I just have to hold on for Thursday's ride.

Tuesday, September 09, 2008

Bike racing may be hard, but it's easier than growing up.

Why rush to a more relaxed lifestyle while you've still got the fire inside you? Apparently Lance Armstrong really is going to take a shot at Number Eight.

It's a no-lose proposition. Just as no one expected him to do well in 1999 as the gaunt survivor of a horrific disease, who expects him to kick butt now as a fossil of 38? It gives him something to do, pulls in publicity money and gives hope to the "elderly."

Rock on, dude.

Moulton Gems

I came late to the party at Dave Moulton's cycling blog, but I've been digging around in it during the past few days.

I love these Ten Commandments.

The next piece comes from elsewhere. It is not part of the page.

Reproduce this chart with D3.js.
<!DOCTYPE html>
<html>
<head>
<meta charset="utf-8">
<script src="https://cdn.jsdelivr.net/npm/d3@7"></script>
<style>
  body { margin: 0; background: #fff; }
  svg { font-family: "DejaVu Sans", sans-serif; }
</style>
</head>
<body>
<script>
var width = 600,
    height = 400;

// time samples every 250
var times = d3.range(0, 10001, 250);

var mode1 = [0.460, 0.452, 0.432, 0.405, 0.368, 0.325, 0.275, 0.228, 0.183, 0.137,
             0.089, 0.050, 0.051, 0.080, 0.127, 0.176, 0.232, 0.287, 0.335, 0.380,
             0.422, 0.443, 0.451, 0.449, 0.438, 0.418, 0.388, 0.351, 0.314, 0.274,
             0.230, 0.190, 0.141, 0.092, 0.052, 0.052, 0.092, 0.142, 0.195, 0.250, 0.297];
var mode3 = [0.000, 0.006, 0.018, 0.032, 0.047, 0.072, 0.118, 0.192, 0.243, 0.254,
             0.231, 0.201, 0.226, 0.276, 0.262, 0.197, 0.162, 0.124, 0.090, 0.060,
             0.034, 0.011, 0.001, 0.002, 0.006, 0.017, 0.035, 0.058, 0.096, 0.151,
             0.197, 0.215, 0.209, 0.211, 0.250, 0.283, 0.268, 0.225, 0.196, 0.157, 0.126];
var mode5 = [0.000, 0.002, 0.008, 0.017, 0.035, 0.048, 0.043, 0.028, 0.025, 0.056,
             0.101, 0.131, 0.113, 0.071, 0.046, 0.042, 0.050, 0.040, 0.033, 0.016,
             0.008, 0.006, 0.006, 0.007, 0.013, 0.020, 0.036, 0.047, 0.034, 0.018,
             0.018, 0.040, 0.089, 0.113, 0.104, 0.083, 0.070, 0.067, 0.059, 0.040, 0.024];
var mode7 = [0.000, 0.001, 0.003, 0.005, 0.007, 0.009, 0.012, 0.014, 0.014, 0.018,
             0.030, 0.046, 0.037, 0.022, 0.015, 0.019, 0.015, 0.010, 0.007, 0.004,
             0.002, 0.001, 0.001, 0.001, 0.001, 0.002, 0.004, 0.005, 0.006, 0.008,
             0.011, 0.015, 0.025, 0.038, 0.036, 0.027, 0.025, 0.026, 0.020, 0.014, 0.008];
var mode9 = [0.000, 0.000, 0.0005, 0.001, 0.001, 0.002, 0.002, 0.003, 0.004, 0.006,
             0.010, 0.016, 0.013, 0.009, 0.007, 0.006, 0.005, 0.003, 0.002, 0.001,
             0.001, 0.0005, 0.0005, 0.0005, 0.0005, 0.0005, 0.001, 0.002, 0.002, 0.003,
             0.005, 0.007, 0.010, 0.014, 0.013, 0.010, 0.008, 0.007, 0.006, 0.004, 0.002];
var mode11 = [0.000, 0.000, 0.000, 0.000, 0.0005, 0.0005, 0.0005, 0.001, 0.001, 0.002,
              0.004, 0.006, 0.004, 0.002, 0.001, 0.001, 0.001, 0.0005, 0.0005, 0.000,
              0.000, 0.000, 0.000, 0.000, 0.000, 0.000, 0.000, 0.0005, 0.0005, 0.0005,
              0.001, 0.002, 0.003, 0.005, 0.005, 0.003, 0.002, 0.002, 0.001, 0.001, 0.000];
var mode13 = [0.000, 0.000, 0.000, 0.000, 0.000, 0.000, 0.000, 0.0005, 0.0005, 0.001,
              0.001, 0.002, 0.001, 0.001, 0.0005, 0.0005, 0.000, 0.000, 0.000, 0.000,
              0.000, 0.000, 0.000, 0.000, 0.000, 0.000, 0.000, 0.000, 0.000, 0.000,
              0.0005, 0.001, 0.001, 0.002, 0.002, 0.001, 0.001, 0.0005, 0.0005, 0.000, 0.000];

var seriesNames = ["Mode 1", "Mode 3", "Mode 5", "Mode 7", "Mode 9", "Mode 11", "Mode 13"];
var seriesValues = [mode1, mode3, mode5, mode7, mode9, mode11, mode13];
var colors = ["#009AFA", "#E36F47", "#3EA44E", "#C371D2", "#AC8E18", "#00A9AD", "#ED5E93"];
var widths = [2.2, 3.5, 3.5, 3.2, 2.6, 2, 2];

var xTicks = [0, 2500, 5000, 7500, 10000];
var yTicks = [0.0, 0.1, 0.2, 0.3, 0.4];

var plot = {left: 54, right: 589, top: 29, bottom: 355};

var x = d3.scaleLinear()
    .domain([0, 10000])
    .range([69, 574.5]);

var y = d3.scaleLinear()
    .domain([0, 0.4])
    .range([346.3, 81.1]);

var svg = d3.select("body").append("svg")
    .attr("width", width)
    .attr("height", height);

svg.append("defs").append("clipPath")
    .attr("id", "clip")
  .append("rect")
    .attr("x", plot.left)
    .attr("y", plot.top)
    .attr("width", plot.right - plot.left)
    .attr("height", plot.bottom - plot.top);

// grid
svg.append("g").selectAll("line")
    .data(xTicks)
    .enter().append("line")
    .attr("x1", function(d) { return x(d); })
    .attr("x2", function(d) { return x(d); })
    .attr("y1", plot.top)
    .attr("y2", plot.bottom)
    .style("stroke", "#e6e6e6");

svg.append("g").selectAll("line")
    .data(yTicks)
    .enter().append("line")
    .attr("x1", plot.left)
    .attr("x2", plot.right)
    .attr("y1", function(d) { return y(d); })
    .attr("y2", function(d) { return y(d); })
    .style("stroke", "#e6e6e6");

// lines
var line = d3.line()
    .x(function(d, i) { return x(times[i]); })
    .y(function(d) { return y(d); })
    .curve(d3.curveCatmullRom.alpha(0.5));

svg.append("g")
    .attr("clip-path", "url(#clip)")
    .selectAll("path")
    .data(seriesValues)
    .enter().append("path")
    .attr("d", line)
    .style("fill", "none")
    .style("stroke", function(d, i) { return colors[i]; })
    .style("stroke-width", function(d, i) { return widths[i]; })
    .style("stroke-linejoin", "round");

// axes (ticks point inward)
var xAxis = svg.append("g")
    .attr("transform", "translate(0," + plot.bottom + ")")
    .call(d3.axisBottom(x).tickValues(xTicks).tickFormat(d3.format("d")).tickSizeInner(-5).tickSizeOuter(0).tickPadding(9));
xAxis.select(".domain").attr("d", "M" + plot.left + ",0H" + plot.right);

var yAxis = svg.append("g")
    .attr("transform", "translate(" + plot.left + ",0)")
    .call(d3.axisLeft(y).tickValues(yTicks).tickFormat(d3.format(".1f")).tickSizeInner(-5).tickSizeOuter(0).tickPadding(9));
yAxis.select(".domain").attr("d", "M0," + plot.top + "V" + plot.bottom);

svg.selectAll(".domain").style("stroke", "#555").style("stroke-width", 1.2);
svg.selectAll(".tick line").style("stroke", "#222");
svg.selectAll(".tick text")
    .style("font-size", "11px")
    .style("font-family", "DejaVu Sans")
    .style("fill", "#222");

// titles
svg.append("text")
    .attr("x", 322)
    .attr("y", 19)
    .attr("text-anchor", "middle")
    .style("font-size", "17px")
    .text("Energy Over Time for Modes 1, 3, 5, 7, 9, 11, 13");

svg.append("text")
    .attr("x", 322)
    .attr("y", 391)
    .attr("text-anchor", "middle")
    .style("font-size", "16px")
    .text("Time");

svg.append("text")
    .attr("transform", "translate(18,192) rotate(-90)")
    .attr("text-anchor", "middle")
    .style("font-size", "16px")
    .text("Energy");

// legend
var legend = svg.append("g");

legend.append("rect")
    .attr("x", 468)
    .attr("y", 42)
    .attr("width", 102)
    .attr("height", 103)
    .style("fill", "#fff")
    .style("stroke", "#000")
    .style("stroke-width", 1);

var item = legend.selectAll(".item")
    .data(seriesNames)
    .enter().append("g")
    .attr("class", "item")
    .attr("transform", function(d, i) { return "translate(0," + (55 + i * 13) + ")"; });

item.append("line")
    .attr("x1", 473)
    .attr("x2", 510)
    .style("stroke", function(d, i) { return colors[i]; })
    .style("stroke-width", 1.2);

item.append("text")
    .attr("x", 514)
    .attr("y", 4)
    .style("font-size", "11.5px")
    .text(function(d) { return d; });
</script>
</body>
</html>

For instance:

"2. Thou shall not run red lights, except when there is no one else around; it shall be as the tree falling silently in the forest.

3. When a motorist cuts you off, offer up the sign of the cross. One finger pointed towards Heaven will not suffice.

4. Thou shalt wave to thy fellow cyclist. If he should ignore you, offer your blessing, and not “Fuck you, moron.”

5. If three consecutive cyclists ignore your wave, you are exempt from the fourth commandment.

6. If passed while climbing a steep hill by a Fred with a 30 inch granny gear, resist the urge to wish that his chain will jump over his plastic dork disc and rip every spoke from his rear wheel."

And this:

"9. The meek shall inherit the earth. Blingy equipment that is lighter than an anorexic butterfly, will not substitute for miles in your legs."

Go have a look. The blog is a treasure trove of perspective, historical and otherwise, on cycling technology, frame design and much more.

Saturday, September 06, 2008

Historical Research Question

What was humans' favorite way to commit negligent homicide BEFORE the automobile was invented?

Tuesday, September 02, 2008

Go Bask in the Hatred

One reason I took up backpacking instead of going further with bike touring in the 1980s was the constant, corrosive hostility I encountered while pedaling. I could endure it while commuting, because I could defend my actions by pointing out that I removed one car from traffic, relinquished gallons of fossil fuel to those who couldn't or wouldn't get off the sauce, and left one more parking place for those who needed a place to dock their barge.

In recent weeks, an editorial in England and another in California have broadly condemned all cyclists except for the obedient ones who stick to parks and paths, perhaps driving there with a wobbling rack overloaded with the family's fleet of lead-pipe cruisers and kids' bikes.

It's no surprise such ignorant bigotry exists. The sad and scary part is that someone thinks it deserves to be published. As commenters on both sites have pointed out, substitute any racial, ethnic or religious group for bicyclists and there would be howls of outrage against the editorial writers. So congrats, fellow cyclists: we are the last group it's entirely okay to hate.

Now we must marshal our arguments. Cycling may be genetic, rather than a lifestyle choice as our detractors claim. We can't HELP cycling. We hopped on a two-wheeler back in our youth and it grappled into a portion of our brains. We can't rip those hooks out. Lucky you if you never really mastered the balance and grace, and so moved happily into the four-wheeled motor vehicle which is the symbol of all that is good and normal.

I suppose we fan the flames of righteous indignation because so few of us confess, recant, relent, repent and relinquish the sinful cycle. We persist in our offense rather than joining the greater mass of humanity in the majority's clearly superior behavior. We obstruct our betters in the use of their streets and highways, aided by legislators who clearly have their own personal deviations in mind when they facilitate ours. Among the many quirks and perversions pursued by some of our lawmakers, some of them actually RIDE BICYCLES THEMSELVES.

This sickness must be expunged. It will be expunged. By fire and sword, by fender and bumper, one or two or six crushed cyclists at a time, it will be expunged.

I can't be saved. Notice that I took up backpacking instead of ATV-ing, cross-country skiing instead of snowmobiling, kayaking instead of jet-skiing. I am a deviant. It runs too deep.